I want to be aware of my own calling. I want to name the things in my life. 1 Corinthians 3 talks about having different work. Paul planted. Apollos watered. What mattered was not so much what one was doing, but how one did it.13 Can you imagine if Paul had said, “It doesn’t really matter if I do this. Someone else would do just as well”? Or if Apollos had done that? Or any number of believers whose names we do not know? I’m so glad they didn’t do that. And I’m so glad each of those people at our intern commissioning aren’t doing that. I want to be sure I don’t do that either.14 God put me here. I want to continue deepening, both intellectually and experientially, as I show up for my own work.
But only for 33 more days!
I intend to hop right back into #personalgradschool in the fall.

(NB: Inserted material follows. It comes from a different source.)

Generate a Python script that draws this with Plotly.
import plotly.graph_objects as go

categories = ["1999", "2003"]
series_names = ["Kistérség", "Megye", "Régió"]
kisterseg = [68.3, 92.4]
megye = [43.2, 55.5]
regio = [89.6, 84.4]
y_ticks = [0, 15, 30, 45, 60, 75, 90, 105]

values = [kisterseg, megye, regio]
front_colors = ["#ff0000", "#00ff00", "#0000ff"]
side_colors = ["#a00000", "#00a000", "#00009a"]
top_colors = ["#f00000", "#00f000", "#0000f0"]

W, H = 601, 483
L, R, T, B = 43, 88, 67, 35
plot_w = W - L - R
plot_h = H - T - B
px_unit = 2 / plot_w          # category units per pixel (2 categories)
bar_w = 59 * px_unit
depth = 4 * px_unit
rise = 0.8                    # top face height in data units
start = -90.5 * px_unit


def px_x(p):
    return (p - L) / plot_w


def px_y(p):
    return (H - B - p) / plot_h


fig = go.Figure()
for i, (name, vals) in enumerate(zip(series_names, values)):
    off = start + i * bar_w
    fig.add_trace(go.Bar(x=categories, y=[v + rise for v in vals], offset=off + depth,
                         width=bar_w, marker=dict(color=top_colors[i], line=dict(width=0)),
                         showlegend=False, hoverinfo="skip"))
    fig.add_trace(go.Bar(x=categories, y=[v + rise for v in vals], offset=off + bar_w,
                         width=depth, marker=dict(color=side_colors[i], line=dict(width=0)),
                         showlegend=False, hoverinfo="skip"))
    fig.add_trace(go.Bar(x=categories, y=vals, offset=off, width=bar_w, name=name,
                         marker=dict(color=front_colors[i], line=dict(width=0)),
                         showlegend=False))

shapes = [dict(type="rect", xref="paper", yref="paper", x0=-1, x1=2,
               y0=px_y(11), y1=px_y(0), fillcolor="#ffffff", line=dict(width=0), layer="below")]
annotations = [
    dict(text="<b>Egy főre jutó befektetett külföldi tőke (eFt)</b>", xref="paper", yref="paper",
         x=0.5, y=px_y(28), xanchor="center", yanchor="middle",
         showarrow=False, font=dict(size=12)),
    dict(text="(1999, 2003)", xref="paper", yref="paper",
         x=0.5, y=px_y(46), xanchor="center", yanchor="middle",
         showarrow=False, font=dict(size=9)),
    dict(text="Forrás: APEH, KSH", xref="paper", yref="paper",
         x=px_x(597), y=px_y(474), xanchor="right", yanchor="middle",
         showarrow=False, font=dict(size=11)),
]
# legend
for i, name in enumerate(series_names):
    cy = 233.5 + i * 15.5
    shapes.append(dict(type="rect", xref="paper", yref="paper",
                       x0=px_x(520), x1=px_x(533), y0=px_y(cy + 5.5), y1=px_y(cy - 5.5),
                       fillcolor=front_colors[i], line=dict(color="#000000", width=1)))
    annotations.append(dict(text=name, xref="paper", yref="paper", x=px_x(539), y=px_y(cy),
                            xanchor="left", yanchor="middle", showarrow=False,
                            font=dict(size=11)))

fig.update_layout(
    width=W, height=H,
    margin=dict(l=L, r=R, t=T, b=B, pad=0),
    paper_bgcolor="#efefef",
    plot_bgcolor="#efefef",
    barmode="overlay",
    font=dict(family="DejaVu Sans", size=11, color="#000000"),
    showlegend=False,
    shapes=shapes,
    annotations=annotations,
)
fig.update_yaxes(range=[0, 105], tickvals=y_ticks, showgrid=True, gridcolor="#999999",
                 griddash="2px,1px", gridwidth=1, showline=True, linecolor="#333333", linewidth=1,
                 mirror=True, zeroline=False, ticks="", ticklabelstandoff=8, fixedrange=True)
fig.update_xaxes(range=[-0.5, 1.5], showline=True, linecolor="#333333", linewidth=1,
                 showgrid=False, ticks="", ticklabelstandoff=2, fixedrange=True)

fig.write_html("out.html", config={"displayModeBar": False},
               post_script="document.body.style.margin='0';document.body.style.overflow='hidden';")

Our church has an institute whose classes transfer into a couple of different universities. I may teach for them in the fall. I have stepped in and out of lectures this year and loved it.
For me, it’s just plain fun as well.
Process is also one of my favorite things. Tell me how you do the work and I’ll listen delightedly.
I didn’t need it to be about me with applause and accolades. This was a much deeper questioning that other people couldn’t have answered.
At some point we are going to talk about contemplative prayer. For now, it’s becoming one of my most consistent spiritual practices.
I’m only talking about work here in this post.
I had this same conversation in a meeting on Sunday and forgot that I had already written about it.
I also have to believe that as those scholars learn more they are more and more aware of what they do not know, just as I am now.
Reminder, God is not actually a HE. God is not male. However, for a variety of reasons which are not the point of this essay, I am referring to God as He. Language is hard.
Perhaps another season, yes?
It was not a competition. What is yours is what is yours and that part does matter.
It is fascinating to consider what has contributed to forming me into the type of person who would do this. Another time, perhaps.
I think you’ll be great teaching
at that level. And you’ve come through it all yourself anyway as a student so that’s your experiential standpoint. I’m pretty sure I don’t know anyone who reads as much as you! Hope it goes well x
Thanks for sharing this truth for someone who gets caught up in the same line of thinking.
Can’t wait for more on contemplative prayer!